[start of RECORD EXTRACTS]
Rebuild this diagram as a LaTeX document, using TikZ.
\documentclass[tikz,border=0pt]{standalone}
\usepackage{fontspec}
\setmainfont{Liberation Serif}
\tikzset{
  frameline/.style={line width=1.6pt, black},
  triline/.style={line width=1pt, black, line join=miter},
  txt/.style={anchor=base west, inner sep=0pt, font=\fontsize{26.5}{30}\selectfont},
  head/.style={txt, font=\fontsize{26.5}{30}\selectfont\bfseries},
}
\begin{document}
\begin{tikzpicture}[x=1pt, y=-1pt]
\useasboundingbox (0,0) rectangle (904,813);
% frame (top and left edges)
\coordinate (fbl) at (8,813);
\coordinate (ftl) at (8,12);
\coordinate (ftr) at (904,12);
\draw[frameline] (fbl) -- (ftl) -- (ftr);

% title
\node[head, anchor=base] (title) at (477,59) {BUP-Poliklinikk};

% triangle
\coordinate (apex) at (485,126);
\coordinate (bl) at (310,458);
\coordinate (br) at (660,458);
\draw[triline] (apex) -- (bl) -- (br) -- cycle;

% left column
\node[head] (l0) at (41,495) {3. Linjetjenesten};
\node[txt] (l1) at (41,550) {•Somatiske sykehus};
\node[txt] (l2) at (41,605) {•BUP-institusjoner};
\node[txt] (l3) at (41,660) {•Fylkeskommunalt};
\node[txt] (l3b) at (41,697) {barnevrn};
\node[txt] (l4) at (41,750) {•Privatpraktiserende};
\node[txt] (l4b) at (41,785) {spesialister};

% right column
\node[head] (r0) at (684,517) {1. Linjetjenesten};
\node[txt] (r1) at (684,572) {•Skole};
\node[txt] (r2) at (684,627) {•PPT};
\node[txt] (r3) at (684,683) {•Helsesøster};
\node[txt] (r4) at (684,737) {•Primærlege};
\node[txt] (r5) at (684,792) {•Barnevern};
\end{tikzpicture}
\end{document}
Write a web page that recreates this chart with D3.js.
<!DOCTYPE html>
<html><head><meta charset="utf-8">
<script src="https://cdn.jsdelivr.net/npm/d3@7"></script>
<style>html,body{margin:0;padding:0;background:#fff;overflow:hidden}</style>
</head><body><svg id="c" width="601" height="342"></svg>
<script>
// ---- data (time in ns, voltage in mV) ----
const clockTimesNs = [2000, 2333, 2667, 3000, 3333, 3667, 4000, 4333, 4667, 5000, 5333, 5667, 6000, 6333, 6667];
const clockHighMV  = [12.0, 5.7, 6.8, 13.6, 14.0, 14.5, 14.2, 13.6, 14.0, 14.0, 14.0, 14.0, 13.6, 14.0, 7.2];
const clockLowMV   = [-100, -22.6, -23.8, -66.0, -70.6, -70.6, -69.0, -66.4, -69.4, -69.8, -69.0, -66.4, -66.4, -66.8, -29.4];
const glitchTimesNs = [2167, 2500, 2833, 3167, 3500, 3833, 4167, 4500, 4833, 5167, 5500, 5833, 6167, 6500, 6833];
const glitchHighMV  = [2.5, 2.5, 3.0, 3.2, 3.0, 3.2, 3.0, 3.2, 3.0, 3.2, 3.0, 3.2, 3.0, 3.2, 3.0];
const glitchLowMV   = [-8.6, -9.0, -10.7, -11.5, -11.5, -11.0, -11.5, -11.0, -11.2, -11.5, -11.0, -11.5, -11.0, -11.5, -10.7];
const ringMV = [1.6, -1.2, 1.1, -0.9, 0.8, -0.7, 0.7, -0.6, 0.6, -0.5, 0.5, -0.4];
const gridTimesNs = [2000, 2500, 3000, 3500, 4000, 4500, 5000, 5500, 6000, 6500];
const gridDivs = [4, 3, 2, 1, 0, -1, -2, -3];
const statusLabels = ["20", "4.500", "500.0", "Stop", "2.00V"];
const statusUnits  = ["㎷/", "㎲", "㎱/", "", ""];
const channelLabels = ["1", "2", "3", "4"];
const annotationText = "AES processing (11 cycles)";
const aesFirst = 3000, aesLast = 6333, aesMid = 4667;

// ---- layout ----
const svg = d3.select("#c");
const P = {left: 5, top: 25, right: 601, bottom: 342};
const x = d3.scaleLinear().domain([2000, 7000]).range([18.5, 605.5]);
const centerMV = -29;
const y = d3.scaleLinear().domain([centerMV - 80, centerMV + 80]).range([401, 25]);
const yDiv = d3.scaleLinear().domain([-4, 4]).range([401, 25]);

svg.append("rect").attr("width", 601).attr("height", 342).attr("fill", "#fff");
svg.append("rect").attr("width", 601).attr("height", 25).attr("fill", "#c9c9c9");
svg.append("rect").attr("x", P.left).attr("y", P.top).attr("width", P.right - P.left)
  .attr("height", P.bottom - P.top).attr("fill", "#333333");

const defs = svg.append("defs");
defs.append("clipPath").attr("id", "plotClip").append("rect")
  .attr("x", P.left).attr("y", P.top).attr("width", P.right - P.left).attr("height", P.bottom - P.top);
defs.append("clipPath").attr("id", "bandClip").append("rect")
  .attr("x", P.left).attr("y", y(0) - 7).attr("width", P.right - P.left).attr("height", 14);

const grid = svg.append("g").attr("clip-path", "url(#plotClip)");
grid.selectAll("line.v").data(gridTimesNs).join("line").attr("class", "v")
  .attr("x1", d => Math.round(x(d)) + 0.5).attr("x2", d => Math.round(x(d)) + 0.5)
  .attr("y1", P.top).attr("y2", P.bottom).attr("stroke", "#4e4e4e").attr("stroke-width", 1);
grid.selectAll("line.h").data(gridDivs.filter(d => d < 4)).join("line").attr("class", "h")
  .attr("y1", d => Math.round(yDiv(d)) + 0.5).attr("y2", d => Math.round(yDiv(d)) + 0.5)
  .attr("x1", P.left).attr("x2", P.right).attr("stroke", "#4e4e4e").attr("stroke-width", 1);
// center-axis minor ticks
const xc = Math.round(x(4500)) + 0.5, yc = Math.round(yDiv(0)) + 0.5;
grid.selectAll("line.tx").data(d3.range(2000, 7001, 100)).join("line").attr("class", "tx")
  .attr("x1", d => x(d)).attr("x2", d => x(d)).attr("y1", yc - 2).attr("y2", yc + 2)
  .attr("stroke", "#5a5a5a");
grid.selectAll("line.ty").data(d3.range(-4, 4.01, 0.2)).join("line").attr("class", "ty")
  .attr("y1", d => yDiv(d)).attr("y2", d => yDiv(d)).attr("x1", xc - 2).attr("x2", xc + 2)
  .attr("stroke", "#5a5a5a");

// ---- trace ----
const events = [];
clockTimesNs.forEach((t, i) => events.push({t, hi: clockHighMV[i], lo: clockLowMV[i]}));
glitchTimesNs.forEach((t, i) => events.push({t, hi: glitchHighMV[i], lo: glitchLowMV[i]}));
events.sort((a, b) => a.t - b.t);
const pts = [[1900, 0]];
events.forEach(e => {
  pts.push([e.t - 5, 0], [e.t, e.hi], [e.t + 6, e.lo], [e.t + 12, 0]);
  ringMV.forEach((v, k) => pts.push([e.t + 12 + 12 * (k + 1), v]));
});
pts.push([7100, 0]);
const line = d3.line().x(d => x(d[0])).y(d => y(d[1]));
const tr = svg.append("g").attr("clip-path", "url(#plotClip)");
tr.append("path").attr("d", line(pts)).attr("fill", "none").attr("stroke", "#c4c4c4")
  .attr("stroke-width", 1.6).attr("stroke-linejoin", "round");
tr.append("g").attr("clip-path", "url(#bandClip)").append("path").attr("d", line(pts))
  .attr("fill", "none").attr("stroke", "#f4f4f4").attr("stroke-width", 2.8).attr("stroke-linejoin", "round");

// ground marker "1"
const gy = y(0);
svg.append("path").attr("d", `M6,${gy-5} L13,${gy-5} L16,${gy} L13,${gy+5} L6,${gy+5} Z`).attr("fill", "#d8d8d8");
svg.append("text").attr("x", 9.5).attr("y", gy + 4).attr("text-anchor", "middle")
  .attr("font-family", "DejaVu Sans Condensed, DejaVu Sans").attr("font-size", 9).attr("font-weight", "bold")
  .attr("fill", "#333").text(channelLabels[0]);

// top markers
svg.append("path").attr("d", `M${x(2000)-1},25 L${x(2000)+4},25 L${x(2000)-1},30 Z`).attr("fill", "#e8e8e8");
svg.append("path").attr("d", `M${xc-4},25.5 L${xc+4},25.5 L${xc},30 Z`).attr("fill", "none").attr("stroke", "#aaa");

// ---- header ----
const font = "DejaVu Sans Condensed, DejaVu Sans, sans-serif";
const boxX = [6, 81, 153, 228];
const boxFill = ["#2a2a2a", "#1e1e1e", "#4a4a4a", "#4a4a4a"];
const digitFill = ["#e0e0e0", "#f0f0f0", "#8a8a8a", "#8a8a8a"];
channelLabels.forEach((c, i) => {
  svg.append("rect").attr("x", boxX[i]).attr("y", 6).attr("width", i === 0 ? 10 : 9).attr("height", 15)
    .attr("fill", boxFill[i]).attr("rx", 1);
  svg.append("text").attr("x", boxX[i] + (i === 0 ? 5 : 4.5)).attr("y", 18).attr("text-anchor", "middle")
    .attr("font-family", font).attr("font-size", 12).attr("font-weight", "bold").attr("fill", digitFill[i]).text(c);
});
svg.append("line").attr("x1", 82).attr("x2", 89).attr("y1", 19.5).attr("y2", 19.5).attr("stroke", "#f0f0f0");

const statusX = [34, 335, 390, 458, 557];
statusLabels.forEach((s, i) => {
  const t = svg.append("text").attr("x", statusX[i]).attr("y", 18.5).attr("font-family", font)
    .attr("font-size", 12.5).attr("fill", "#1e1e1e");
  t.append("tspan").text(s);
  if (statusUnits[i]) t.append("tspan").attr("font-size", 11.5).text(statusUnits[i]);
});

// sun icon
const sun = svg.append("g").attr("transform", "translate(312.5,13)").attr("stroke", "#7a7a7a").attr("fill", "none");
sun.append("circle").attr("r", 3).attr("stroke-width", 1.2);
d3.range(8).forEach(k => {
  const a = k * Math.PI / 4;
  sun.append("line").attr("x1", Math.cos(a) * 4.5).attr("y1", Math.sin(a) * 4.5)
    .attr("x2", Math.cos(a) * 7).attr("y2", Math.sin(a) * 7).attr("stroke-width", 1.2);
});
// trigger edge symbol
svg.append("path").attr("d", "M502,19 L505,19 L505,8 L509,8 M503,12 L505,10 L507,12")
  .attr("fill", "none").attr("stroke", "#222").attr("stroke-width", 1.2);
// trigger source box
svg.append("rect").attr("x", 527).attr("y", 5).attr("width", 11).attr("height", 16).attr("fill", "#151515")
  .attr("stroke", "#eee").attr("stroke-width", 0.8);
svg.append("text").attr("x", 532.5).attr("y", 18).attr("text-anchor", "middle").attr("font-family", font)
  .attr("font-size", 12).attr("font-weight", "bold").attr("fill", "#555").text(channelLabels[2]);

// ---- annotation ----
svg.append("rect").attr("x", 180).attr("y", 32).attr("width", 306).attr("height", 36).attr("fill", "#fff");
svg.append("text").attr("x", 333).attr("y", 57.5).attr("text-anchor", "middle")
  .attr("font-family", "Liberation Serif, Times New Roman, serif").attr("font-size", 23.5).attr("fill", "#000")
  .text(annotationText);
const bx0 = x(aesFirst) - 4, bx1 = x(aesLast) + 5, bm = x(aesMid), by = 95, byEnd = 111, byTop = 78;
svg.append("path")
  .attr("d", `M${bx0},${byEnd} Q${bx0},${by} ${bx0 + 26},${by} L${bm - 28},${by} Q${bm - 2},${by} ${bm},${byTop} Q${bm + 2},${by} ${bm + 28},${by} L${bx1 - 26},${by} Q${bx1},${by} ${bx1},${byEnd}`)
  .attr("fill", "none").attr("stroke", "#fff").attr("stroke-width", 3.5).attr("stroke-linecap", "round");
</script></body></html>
[end of RECORD EXTRACTS]
#### [PROBLEM DESCRIPTION]
Your answer should be exactly the lines of the data above, from the first through the line containing "(br) -- cycle;".

#### [SOLUTION FOR THIS TASK]
Rebuild this diagram as a LaTeX document, using TikZ.
\documentclass[tikz,border=0pt]{standalone}
\usepackage{fontspec}
\setmainfont{Liberation Serif}
\tikzset{
  frameline/.style={line width=1.6pt, black},
  triline/.style={line width=1pt, black, line join=miter},
  txt/.style={anchor=base west, inner sep=0pt, font=\fontsize{26.5}{30}\selectfont},
  head/.style={txt, font=\fontsize{26.5}{30}\selectfont\bfseries},
}
\begin{document}
\begin{tikzpicture}[x=1pt, y=-1pt]
\useasboundingbox (0,0) rectangle (904,813);
% frame (top and left edges)
\coordinate (fbl) at (8,813);
\coordinate (ftl) at (8,12);
\coordinate (ftr) at (904,12);
\draw[frameline] (fbl) -- (ftl) -- (ftr);

% title
\node[head, anchor=base] (title) at (477,59) {BUP-Poliklinikk};

% triangle
\coordinate (apex) at (485,126);
\coordinate (bl) at (310,458);
\coordinate (br) at (660,458);
\draw[triline] (apex) -- (bl) -- (br) -- cycle;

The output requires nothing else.